Was spornt die Schiiten zu dieser Bauwut an? Die Christen wittern dahinter einen strategischen Plan. Man brauche, so sagen sie, nur einen Blick auf eine Karte des Libanon zu werfen, in der die Siedlungsgebiete der unterschiedlichen Bevölkerungsgruppen eingezeichnet seien. „Sie wollen einen Korridor bilden“, sagen meine Begleiter. „Er soll die schiitischen Dörfer an der Küste mit den schiitischen Siedlungen im Bekaa-Tal verbinden.“ Die „Hisbollah“ habe es sogar geschafft, dass zwischen den Städten Byblos am Mittelmeer und Baalbek im Bekaa-Tal eine neue Straße durch das Gebirge gebaut worden sei. „Sie wird so gut wie kaum benutzt“, erzählen sie. „Sie hat rein strategische Bedeutung.“ Wer den Libanon nicht kennt, wird darüber den Kopf schütteln. Aber ich werde nur nickende Köpfe sehen, als ich diese These in den Tagen darauf ein paar anderen Gesprächspartnern vortrage.
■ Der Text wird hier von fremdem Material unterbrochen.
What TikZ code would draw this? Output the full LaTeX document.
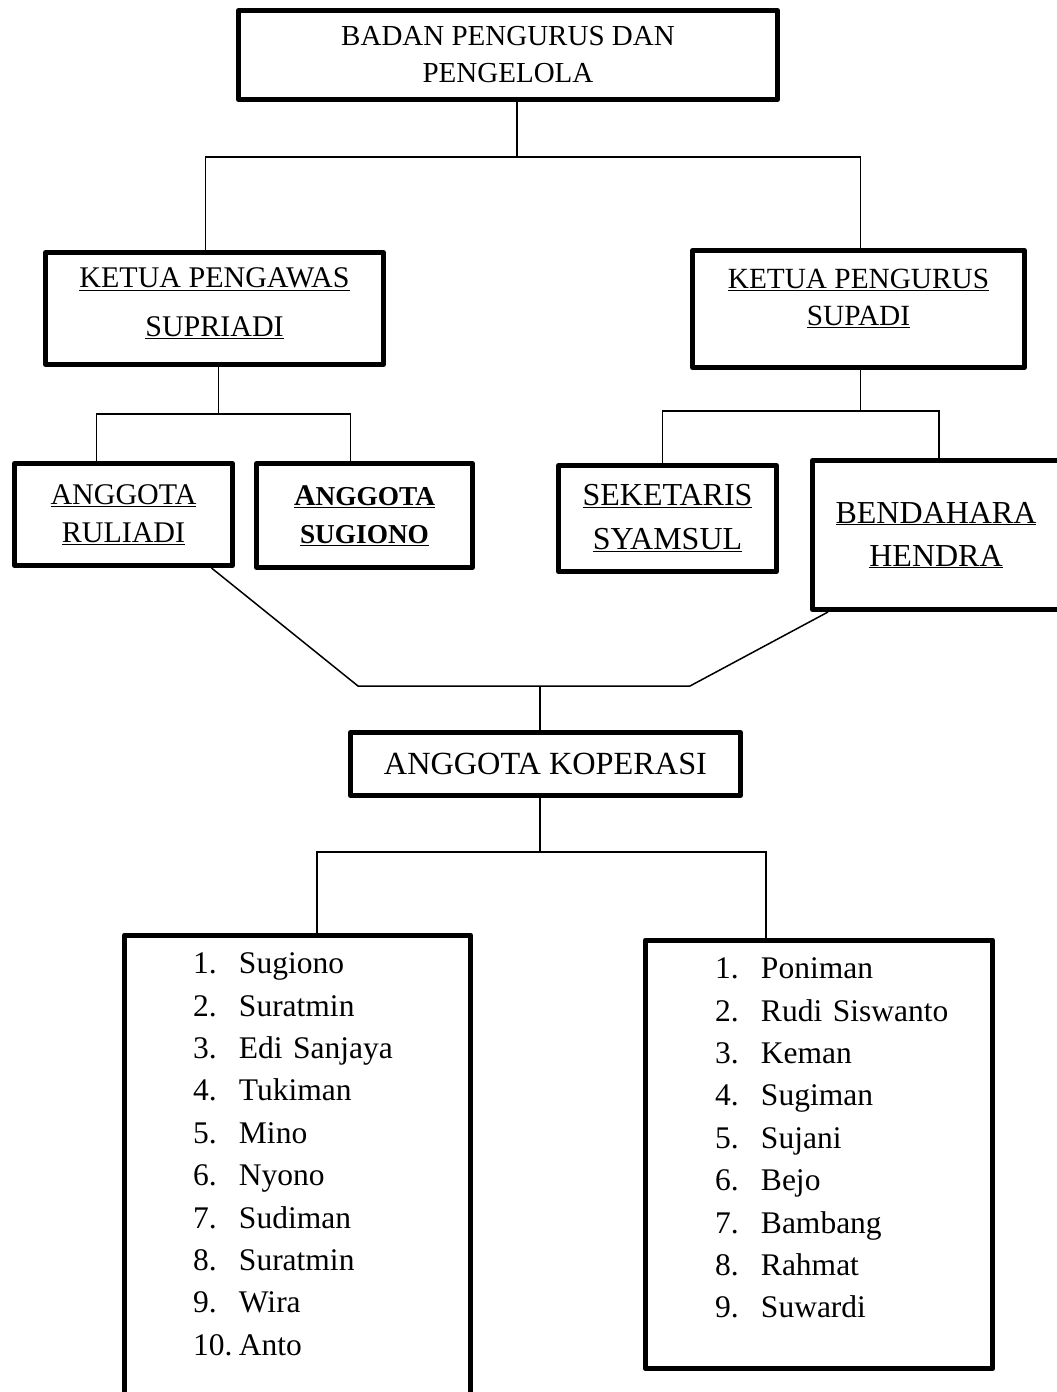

Wir lassen Lassa hinter uns und fahren zurück in Richtung Beirut. Nun prasseln doch tatsächlich Schüsse um uns herum. Meine Begleiter aber, die bislang die Nerven meist auf der Haut trugen, bleiben diesmal erstaunlicherweise völlig gleichmütig.
„Was ist da draußen jetzt schon wieder los?“, frage ich verwirrt. „Keine Sorge“, entgegnen sie, und endlich huscht mal ein Lächeln über ihre Lippen. „Wir haben Saison für die Vogeljagd. Das ist bei uns ein sehr populärer Sport.“
„Ist die Vogeljagd denn nicht verboten?“, frage ich.